Ms Sturgeon defended the plan in a series of tweets on Sunday, warning that doing nothing would allow the PM “to get his bad deal through (with Lab support) or, even worse, run down clock to end January when no deal becomes a real risk all over again”.
She said there was “no evidence” a majority of MPs would back a second EU referendum.
She wrote: “We have no time to waste. For all his bluster, Johnson would much prefer to fight an election with Brexit already ‘delivered’. An election now would instead force him to explain his failure to keep his 31 October ‘do or die’ promise and also defend his bad deal.
“To change the course Johnson is taking us on, we need to beat him. I accept that challenge for the SNP in Scotland. Other parties have to do the same elsewhere in UK. Doing nothing almost guarantees he gets what he wants - Brexit delivered, possibly through ‘no deal’.”
She added: “There are undoubtedly pros and cons but, assuming extension for Jan 31 secured, the case for acting now is strong.”
Ms Swinson told BBC One’s Andrew Marr the Bill removed the threat of no-deal until at least January 31, and so Labour should be able to vote for it.
She said: “This Bill is very straightforward. It would set the date for the next election on December 9.
“The advantage of the Bill is it would enshrine the date into law.”
She said “time pressure” to secure an election meant the “luxury” of votes at 16 was off the cards for now.
The East Dunbartonshire MP also said she would “absolutely not” switch to a safer seat to avoid an SNP challenge.
“I represent East Dunbartonshire, it is the place I grew up, it is my home seat.”
“I won it in 2005, I won it back again in 2017 from the SNP and I will never be complacent but I am confident I will win that seat again if the good people of East Dunbartonshire want me to continue being their MP as well as the leader of the Liberal Democrats.”
Ms Swinson remarked that SNP candidate John Nicholson, who took the seat in 2015, had moved elsewhere to seek re-election to the Commons.
“He has decided this is not a seat he plans to fight me again in,” she said.
Tony Blair said Mr Corbyn was right to resist an election until no-deal was completely ruled out, and that MPs should try to amend the WAB to make sure the UK can only leave the EU with a deal in place.
The former Labour PM told BBC Radio Four’s Westminster Hour: “The sensible thing for him to say to Boris Johnson is, ‘Yes, I’ll agree to your general election, but you’ve got to agree to timetable proper scrutiny of your Bill and allow us to amend that so that we rule out no deal as the outcome of the future negotiation’. Because otherwise Jeremy Corbyn hasn’t prevented no-deal.
“He can make that happen. He can say the moment that’s done properly, he’s up for a general election. But it’s got to encompass the future negotiations and not simply the exit deal.”
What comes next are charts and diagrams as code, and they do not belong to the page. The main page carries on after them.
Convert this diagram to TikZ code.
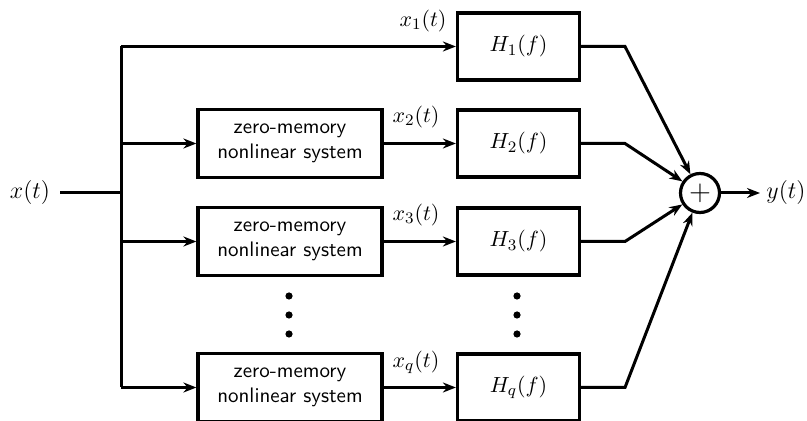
\documentclass[tikz,border=0pt]{standalone}
\usetikzlibrary{arrows.meta}
\begin{document}
\begin{tikzpicture}[x=0.5pt,y=-0.5pt,line width=1.5pt,
  >={Stealth[length=6.5pt,width=5pt]},
  every node/.style={font=\fontsize{11}{13}\selectfont},
  hbox/.style={draw,line width=1.6pt,minimum width=61pt,minimum height=33.5pt,inner sep=0pt},
  nlbox/.style={draw,line width=1.6pt,minimum width=92pt,minimum height=34pt,inner sep=0pt,align=center,
    font=\fontsize{10.5}{12.5}\selectfont\sffamily},
  sumc/.style={draw,circle,line width=1.6pt,minimum size=19.5pt,inner sep=0pt,font=\fontsize{15}{17}\selectfont},
  dotc/.style={fill,circle,minimum size=3.6pt,inner sep=0pt,line width=0pt},
  sig/.style={inner sep=1pt},
  io/.style={inner sep=1pt,font=\fontsize{12}{14}\selectfont}]
\useasboundingbox (0,0) rectangle (807,421);
% filters
\node[hbox] (h1) at (518.5,46.5) {$H_1(f)$};
\node[hbox] (h2) at (518.5,143.5) {$H_2(f)$};
\node[hbox] (h3) at (518.5,241.5) {$H_3(f)$};
\node[hbox] (hq) at (518.5,387.5) {$H_q(f)$};
% nonlinear systems
\node[nlbox] (n2) at (290,143.5) {zero-memory\\nonlinear system};
\node[nlbox] (n3) at (290,241.5) {zero-memory\\nonlinear system};
\node[nlbox] (nq) at (290,387.5) {zero-memory\\nonlinear system};
% summer
\node[sumc] (sum) at (700,193) {$+$};
% input / output labels
\node[io] (xin) at (30,193) {$x(t)$};
\node[io] (yout) at (786,193) {$y(t)$};
% signal labels
\node[sig] (lx1) at (423,21) {$x_1(t)$};
\node[sig] (lx2) at (416,117) {$x_2(t)$};
\node[sig] (lx3) at (416,215) {$x_3(t)$};
\node[sig] (lxq) at (416,362) {$x_q(t)$};
% dots
\node[dotc] (d1) at (289,296) {};
\node[dotc] (d2) at (289,315) {};
\node[dotc] (d3) at (289,334) {};
\node[dotc] (e1) at (517,296) {};
\node[dotc] (e2) at (517,315) {};
\node[dotc] (e3) at (517,334) {};
% bus coordinates
\coordinate (in0) at (60,193);
\coordinate (bin) at (121,193);
\coordinate (b1) at (121,46.5);
\coordinate (b2) at (121,143.5);
\coordinate (b3) at (121,241.5);
\coordinate (bq) at (121,387.5);
\coordinate (k1) at (625,46.5);
\coordinate (k2) at (625,143.5);
\coordinate (k3) at (625,241.5);
\coordinate (kq) at (625,387.5);
\coordinate (yend) at (760,193);
% wiring
\draw (in0) -- (bin);
\draw (b1) -- (bq);
\draw[->] (b1) -- (h1.west);
\draw[->] (b2) -- (n2.west);
\draw[->] (b3) -- (n3.west);
\draw[->] (bq) -- (nq.west);
\draw[->] (n2.east) -- (h2.west);
\draw[->] (n3.east) -- (h3.west);
\draw[->] (nq.east) -- (hq.west);
\draw[->] (h1.east) -- (k1) -- (sum);
\draw[->] (h2.east) -- (k2) -- (sum);
\draw[->] (h3.east) -- (k3) -- (sum);
\draw[->] (hq.east) -- (kq) -- (sum);
\draw[->] (sum) -- (yend);
\end{tikzpicture}
\end{document}
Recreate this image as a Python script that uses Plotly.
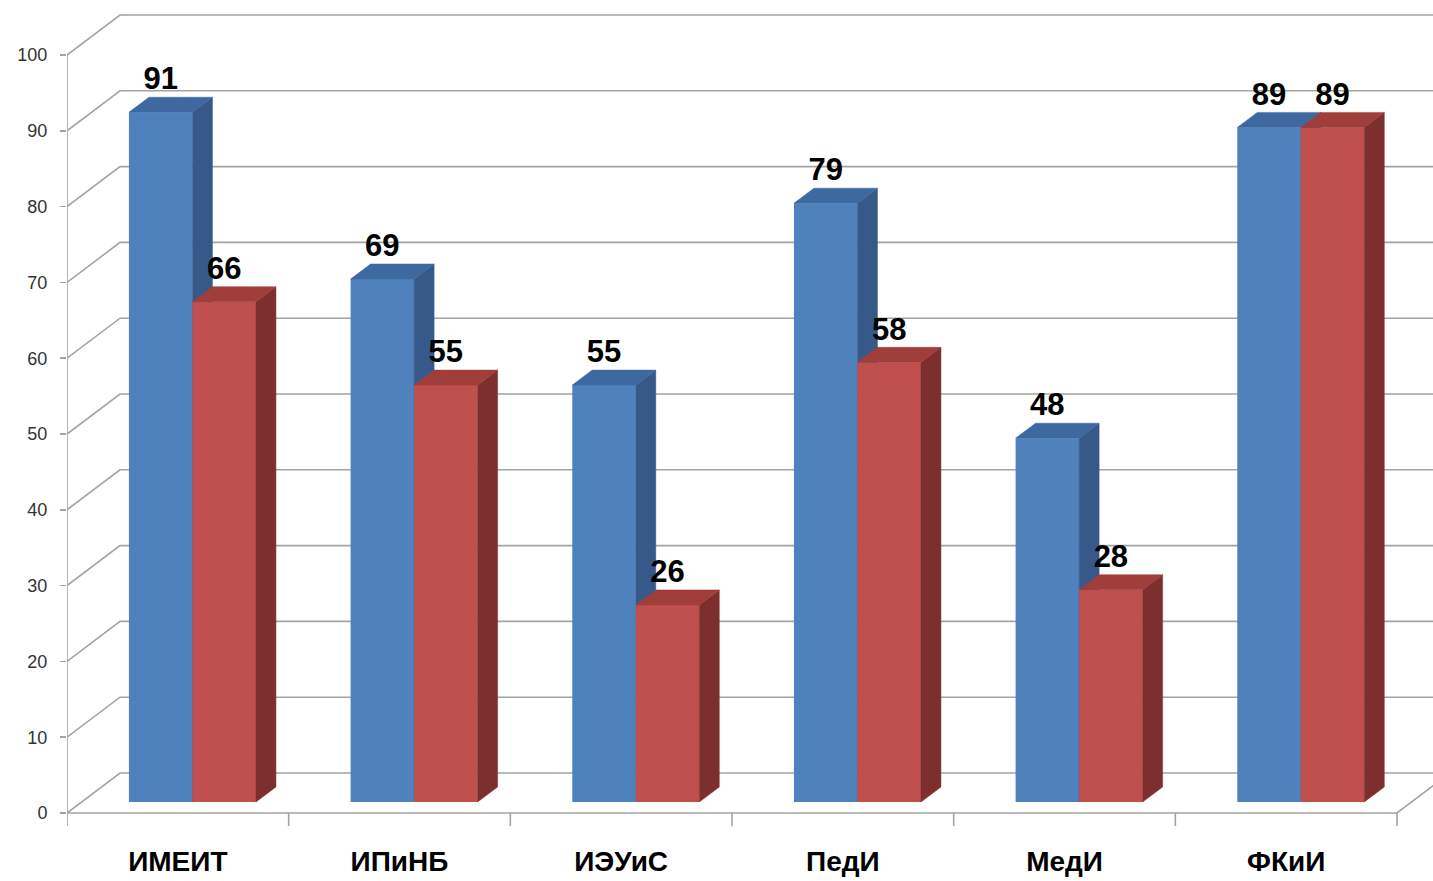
import plotly.graph_objects as go

categories = ["ИМЕИТ", "ИПиНБ", "ИЭУиС", "ПедИ", "МедИ", "ФКиИ"]
series_blue = [91, 69, 55, 79, 48, 89]
series_red = [66, 55, 26, 58, 28, 89]
y_ticks = list(range(0, 101, 10))

# ---- layout geometry (pixels -> data units) ----
W, H = 1433, 881
ML = 67
PLOT_BOTTOM = 830
MB = H - PLOT_BOTTOM
PLOT_W = W - ML
PLOT_H = PLOT_BOTTOM
SLOT_PX = 221.67
PPU = 7.58
n = len(categories)
x_lo = -0.5
x_hi = x_lo + PLOT_W / SLOT_PX
y_hi = 813 / PPU
y_lo = y_hi - PLOT_H / PPU

DX, DY = 53 / SLOT_PX, 40 / PPU        # floor depth
SX, SY = 14.6 / SLOT_PX, 11 / PPU      # bar front plane offset
BDX, BDY = 20 / SLOT_PX, 15 / PPU      # bar depth
BW = 63.5 / SLOT_PX                    # bar width
TICK = 13 / PPU

GRID = "#a3a3a3"
BLUE, BLUE_TOP, BLUE_SIDE = "#4f81bd", "#3e68a0", "#36598a"
RED, RED_TOP, RED_SIDE = "#c0504d", "#9f3e3b", "#7d2f2d"

fig = go.Figure()

# back wall gridlines with diagonals
gx, gy = [], []
for v in y_ticks:
    gx += [x_lo, x_lo + DX, x_hi + 1, None]
    gy += [v, v + DY, v + DY, None]
# front floor edge, right diagonal, front y axis line
gx += [x_lo, n - 0.5, n - 0.5 + DX, None, x_lo, x_lo, None]
gy += [0, 0, DY, None, 0, y_ticks[-1], None]
# category tick marks
for k in range(n + 1):
    gx += [k - 0.5, k - 0.5, None]
    gy += [0, -TICK, None]
fig.add_trace(go.Scatter(x=gx, y=gy, mode="lines", line=dict(color=GRID, width=1.6),
                         hoverinfo="skip", showlegend=False, xaxis="x", yaxis="y"))


def faces(vals, off):
    sx, sy, tx, ty = [], [], [], []
    for i, v in enumerate(vals):
        x0 = i + off
        x1 = x0 + BW
        sx += [x1, x1 + BDX, x1 + BDX, x1, x1, None]
        sy += [0, BDY, v + BDY, v, 0, None]
        tx += [x0, x0 + BDX, x1 + BDX, x1, x0, None]
        ty += [v, v + BDY, v + BDY, v, v, None]
    return sx, sy, tx, ty


for vals, off, cf, ct, cs, xa, ya in [
    (series_blue, -BW, BLUE, BLUE_TOP, BLUE_SIDE, "x2", "y2"),
    (series_red, 0.0, RED, RED_TOP, RED_SIDE, "x3", "y3"),
]:
    fig.add_trace(go.Bar(x=list(range(n)), y=vals, width=BW, offset=off,
                         marker=dict(color=cf, line=dict(width=0)),
                         hoverinfo="skip", showlegend=False, xaxis=xa, yaxis=ya))
    sx, sy, tx, ty = faces(vals, off)
    fig.add_trace(go.Scatter(x=sx, y=sy, mode="lines", fill="toself", fillcolor=cs,
                             line=dict(width=0.5, color=cs), hoverinfo="skip",
                             showlegend=False, xaxis=xa, yaxis=ya))
    fig.add_trace(go.Scatter(x=tx, y=ty, mode="lines", fill="toself", fillcolor=ct,
                             line=dict(width=0.5, color=ct), hoverinfo="skip",
                             showlegend=False, xaxis=xa, yaxis=ya))

# value labels (top layer)
lx = [i - BW / 2 for i in range(n)] + [i + BW / 2 for i in range(n)]
ly = [v + BDY for v in series_blue] + [v + BDY for v in series_red]
lt = [str(v) for v in series_blue] + [str(v) for v in series_red]
fig.add_trace(go.Scatter(x=lx, y=ly, text=lt, mode="text", textposition="top center",
                         textfont=dict(family="Liberation Sans, Arial", size=31,
                                       color="black", weight="bold"),
                         hoverinfo="skip", showlegend=False, xaxis="x3", yaxis="y3",
                         cliponaxis=False))

hidden = dict(visible=False, showgrid=False, zeroline=False, fixedrange=True)
fig.update_layout(
    width=W, height=H,
    margin=dict(l=ML, r=0, t=0, b=MB, pad=0),
    paper_bgcolor="white", plot_bgcolor="white",
    showlegend=False,
    xaxis=dict(range=[x_lo, x_hi], tickvals=list(range(n)), ticktext=categories,
               ticks="", showline=False, showgrid=False, zeroline=False,
               ticklabelstandoff=12,
               tickfont=dict(family="Liberation Sans Narrow, Liberation Sans, Arial",
                             size=28, color="black", weight="bold")),
    yaxis=dict(range=[y_lo, y_hi], tickvals=y_ticks, ticks="outside", ticklen=6,
               tickwidth=1.5, tickcolor=GRID, showline=False, showgrid=False,
               zeroline=False, ticklabelstandoff=9,
               tickfont=dict(family="Liberation Sans, Arial", size=18, color="#333333")),
    xaxis2=dict(overlaying="x", range=[x_lo - SX, x_hi - SX], **hidden),
    yaxis2=dict(overlaying="y", range=[y_lo - SY, y_hi - SY], **hidden),
    xaxis3=dict(overlaying="x", range=[x_lo - SX, x_hi - SX], **hidden),
    yaxis3=dict(overlaying="y", range=[y_lo - SY, y_hi - SY], **hidden),
)

fig.write_html("out.html", config={"displayModeBar": False, "staticPlot": True},
               post_script="document.body.style.margin='0';document.body.style.overflow='hidden';")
He also said that an election and second EU referendum could be held on the same day to break the current impasse, although it was not his preferred option. “You can deal with them both on the same day if you want. But you should deal with them separately,” he said.
It also emerged the PM’s deal waters down the mechanism for enforcing common social, environmental and labour standards after Brexit.
In the UK-EU political declaration, a reference to “adequate” arbitration was replaced by “appropriate”, giving the UK far greater scope to loosen and lower standards.
A leaked memo claimed the change was a win for the UK government that showed its negotiators had “successfully resisted” level playing field commitments.